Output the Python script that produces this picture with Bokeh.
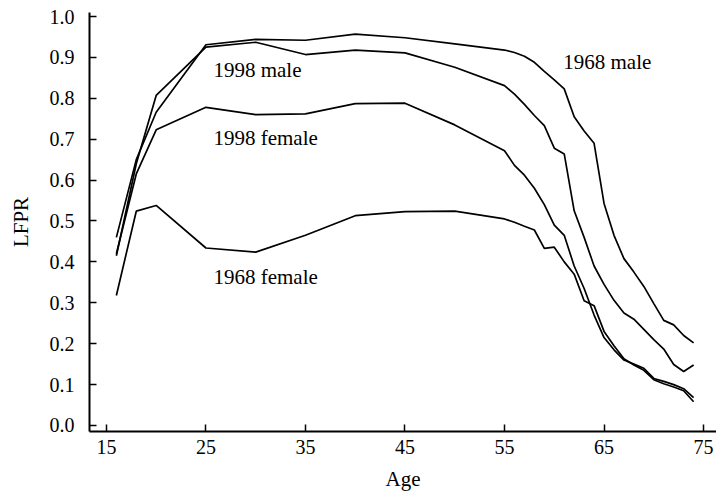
from bokeh.plotting import figure
from bokeh.models import Range1d, FixedTicker, PrintfTickFormatter
from bokeh.core.properties import value
from bokeh.embed import file_html
from bokeh.resources import INLINE

ages = [16, 18, 20, 25, 30, 35, 40, 45, 50, 55, 56, 57, 58, 59, 60, 61, 62, 63,
        64, 65, 66, 67, 68, 69, 70, 71, 72, 73, 74]

male_1968 = [0.460, 0.650, 0.766, 0.931, 0.944, 0.942, 0.957, 0.948, 0.933, 0.918,
             0.912, 0.903, 0.888, 0.866, 0.845, 0.823, 0.755, 0.720, 0.690, 0.543,
             0.465, 0.408, 0.375, 0.340, 0.298, 0.257, 0.246, 0.220, 0.202]

male_1998 = [0.415, 0.640, 0.807, 0.925, 0.937, 0.907, 0.918, 0.911, 0.876, 0.831,
             0.810, 0.785, 0.758, 0.733, 0.678, 0.664, 0.525, 0.460, 0.390, 0.345,
             0.306, 0.275, 0.260, 0.235, 0.210, 0.187, 0.149, 0.132, 0.148]

female_1998 = [0.420, 0.615, 0.723, 0.778, 0.760, 0.762, 0.787, 0.788, 0.735, 0.672,
               0.636, 0.612, 0.580, 0.540, 0.490, 0.465, 0.390, 0.335, 0.270, 0.215,
               0.185, 0.160, 0.150, 0.140, 0.115, 0.108, 0.100, 0.090, 0.068]

female_1968 = [0.318, 0.524, 0.538, 0.434, 0.424, 0.465, 0.513, 0.523, 0.524, 0.505,
               0.497, 0.487, 0.478, 0.433, 0.436, 0.400, 0.370, 0.305, 0.293, 0.230,
               0.195, 0.163, 0.148, 0.135, 0.112, 0.102, 0.094, 0.085, 0.058]

x_ticks = [15, 25, 35, 45, 55, 65, 75]
y_ticks = [0.0, 0.1, 0.2, 0.3, 0.4, 0.5, 0.6, 0.7, 0.8, 0.9, 1.0]

label_text = ["1998 male", "1998 female", "1968 female", "1968 male"]
label_x = [25.75, 25.75, 25.75, 60.9]
label_y = [0.868, 0.704, 0.362, 0.888]

FONT = "Liberation Serif"

p = figure(width=716, height=493, output_backend="svg", toolbar_location=None,
           x_range=Range1d(13.3, 76.3), y_range=Range1d(-0.0147, 1.0098),
           min_border_left=89, min_border_right=0, min_border_top=12,
           min_border_bottom=62)

p.outline_line_color = None
p.xgrid.grid_line_color = None
p.ygrid.grid_line_color = None
p.background_fill_color = "white"
p.border_fill_color = "white"

for series in [male_1968, male_1998, female_1998, female_1968]:
    p.line(ages, series, line_color="black", line_width=1.7)

p.text(x=label_x, y=label_y, text=label_text, text_font=value(FONT),
       text_font_size="21px", text_align="left", text_baseline="middle",
       text_color="black")

for ax in [p.xaxis[0], p.yaxis[0]]:
    ax.axis_line_width = 2
    ax.axis_line_color = "black"
    ax.major_tick_in = 7
    ax.major_tick_out = 0
    ax.major_tick_line_width = 1.5
    ax.minor_tick_line_color = None
    ax.major_label_text_font = FONT
    ax.major_label_text_font_size = "20px"
    ax.major_label_text_color = "black"
    ax.axis_label_text_font = FONT
    ax.axis_label_text_font_size = "21px"
    ax.axis_label_text_font_style = "normal"
    ax.axis_label_text_color = "black"

p.xaxis.ticker = FixedTicker(ticks=x_ticks)
p.yaxis.ticker = FixedTicker(ticks=y_ticks)
p.yaxis.formatter = PrintfTickFormatter(format="%.1f")
p.xaxis.axis_label = "Age"
p.yaxis.axis_label = "LFPR"
p.xaxis.major_label_standoff = 8
p.yaxis.major_label_standoff = 15
p.xaxis.axis_label_standoff = 10
p.yaxis.axis_label_standoff = 14

open("out.html", "w").write(file_html(p, INLINE))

→ PROBLEM DESCRIPTION: Repeat the lines exactly as they stand, from the opening line of the data through the line with "0.195, 0.163, 0.148, 0.135, 0.112, 0.102, 0.094, 0.085, 0.058]". Pictures stay out of the copy.

→ EXPECTED OUTPUT:
Output the Python script that produces this picture with Bokeh.
from bokeh.plotting import figure
from bokeh.models import Range1d, FixedTicker, PrintfTickFormatter
from bokeh.core.properties import value
from bokeh.embed import file_html
from bokeh.resources import INLINE

ages = [16, 18, 20, 25, 30, 35, 40, 45, 50, 55, 56, 57, 58, 59, 60, 61, 62, 63,
        64, 65, 66, 67, 68, 69, 70, 71, 72, 73, 74]

male_1968 = [0.460, 0.650, 0.766, 0.931, 0.944, 0.942, 0.957, 0.948, 0.933, 0.918,
             0.912, 0.903, 0.888, 0.866, 0.845, 0.823, 0.755, 0.720, 0.690, 0.543,
             0.465, 0.408, 0.375, 0.340, 0.298, 0.257, 0.246, 0.220, 0.202]

male_1998 = [0.415, 0.640, 0.807, 0.925, 0.937, 0.907, 0.918, 0.911, 0.876, 0.831,
             0.810, 0.785, 0.758, 0.733, 0.678, 0.664, 0.525, 0.460, 0.390, 0.345,
             0.306, 0.275, 0.260, 0.235, 0.210, 0.187, 0.149, 0.132, 0.148]

female_1998 = [0.420, 0.615, 0.723, 0.778, 0.760, 0.762, 0.787, 0.788, 0.735, 0.672,
               0.636, 0.612, 0.580, 0.540, 0.490, 0.465, 0.390, 0.335, 0.270, 0.215,
               0.185, 0.160, 0.150, 0.140, 0.115, 0.108, 0.100, 0.090, 0.068]

female_1968 = [0.318, 0.524, 0.538, 0.434, 0.424, 0.465, 0.513, 0.523, 0.524, 0.505,
               0.497, 0.487, 0.478, 0.433, 0.436, 0.400, 0.370, 0.305, 0.293, 0.230,
               0.195, 0.163, 0.148, 0.135, 0.112, 0.102, 0.094, 0.085, 0.058]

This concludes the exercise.